Evans found plenty to keep him occupied during his extended absence, but he also had to fight off the negative thoughts that occasionally took root.
“I keep a pretty busy schedule between doing the Fox gig and my obligations at the gym and at home with my kids. When you’re dealt a situation like I was dealt, having two surgeries back to back [just] as I’m catching my rhythm at the peak of my career, it’s very frustrating. I’d be lying if I said that there wasn’t a time where I doubted the fact that I could come back,” he said.

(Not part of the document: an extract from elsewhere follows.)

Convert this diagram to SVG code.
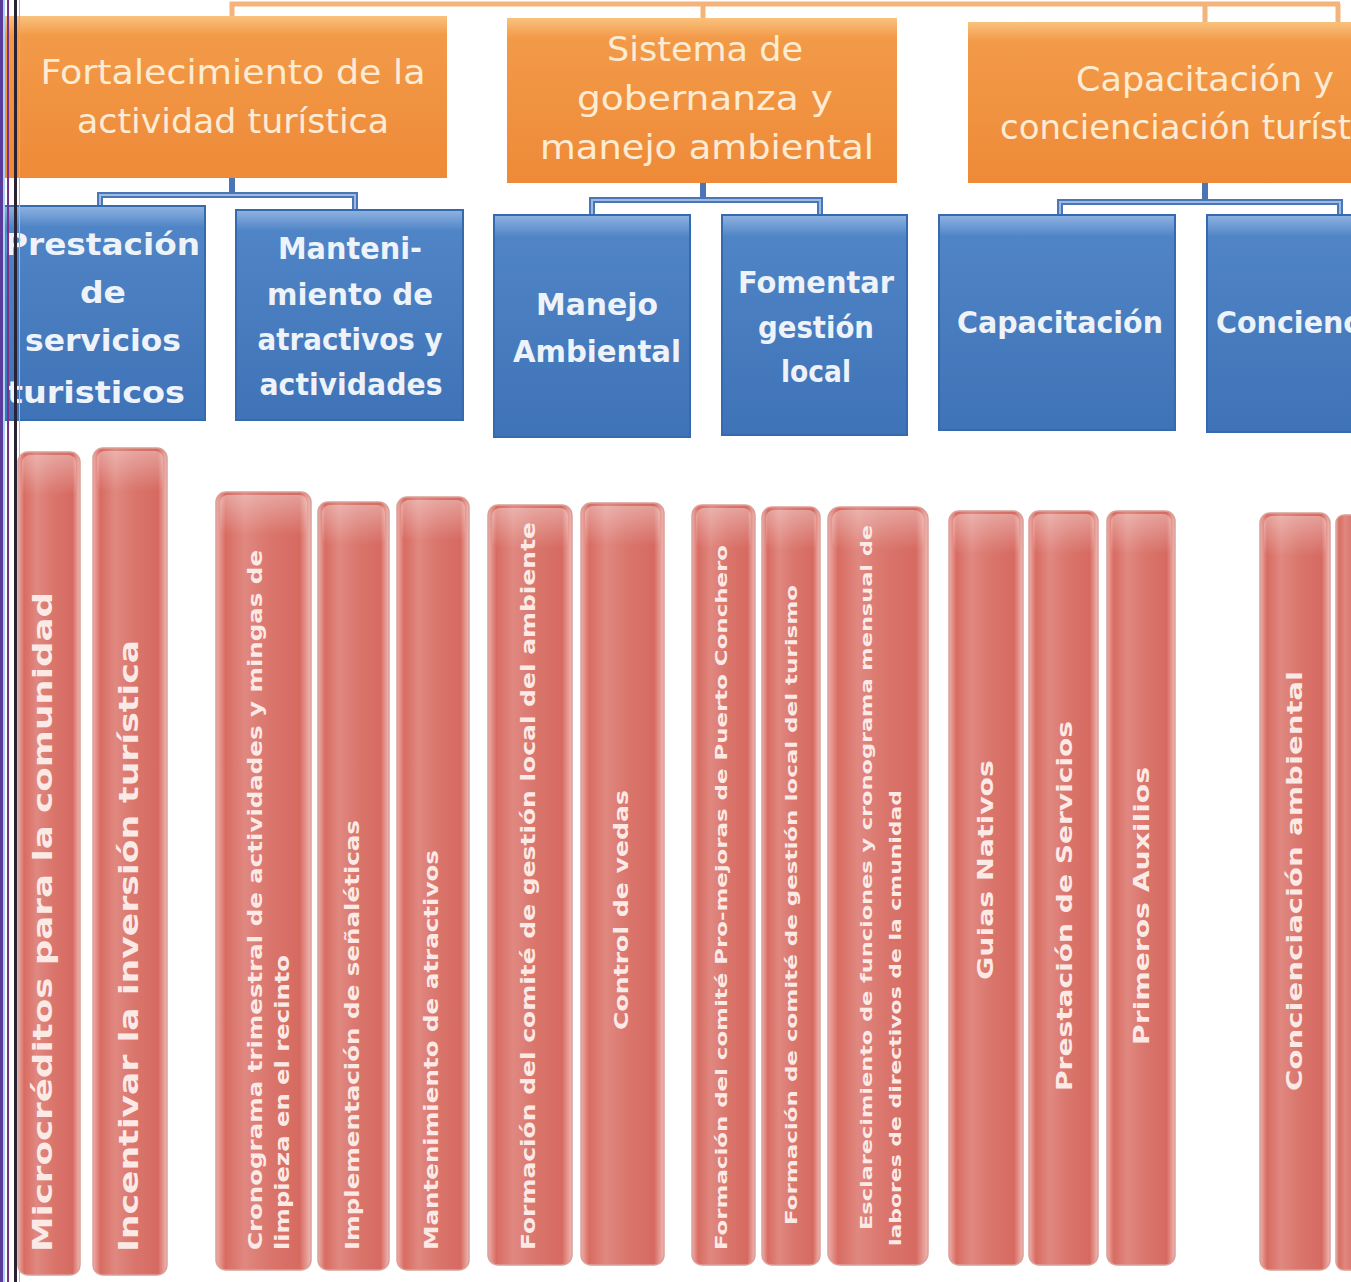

To prolong his career, Evans says he has altered his training in order to make it to fight night as healthy as possible. “The Ultimate Fighter” Season 2 winner enters his matchup with Bader on a two-fight winning streak, but those triumphs over Sonnen and Dan Henderson -- both in 2013 -- feel like a distant memory. Evans last held light heavyweight gold in 2009 and he last challenged for that title in 2012, but in a division largely bereft of rising talent, he isn’t that far from making another run.
However, that won’t be Evans’ main priority -- at least not yet.
“I’d be lying if I said there’s no pressure for me to go out and perform well. I want to show that I haven’t lost a step; I want to show that I’m still hungry to compete at the top of the weight class,” he said. “It’s not to say that I want to throw my name in the hat to have a chance to fight for the belt. If I go out and perform well that’ll speak for itself. I think my concern more of anything is going out there and finding my rhythm, finding my timing, finding all the things that I need to do so I can sleep at night and say I competed. The bigger you make the whole event the harder it is to compete at your best.”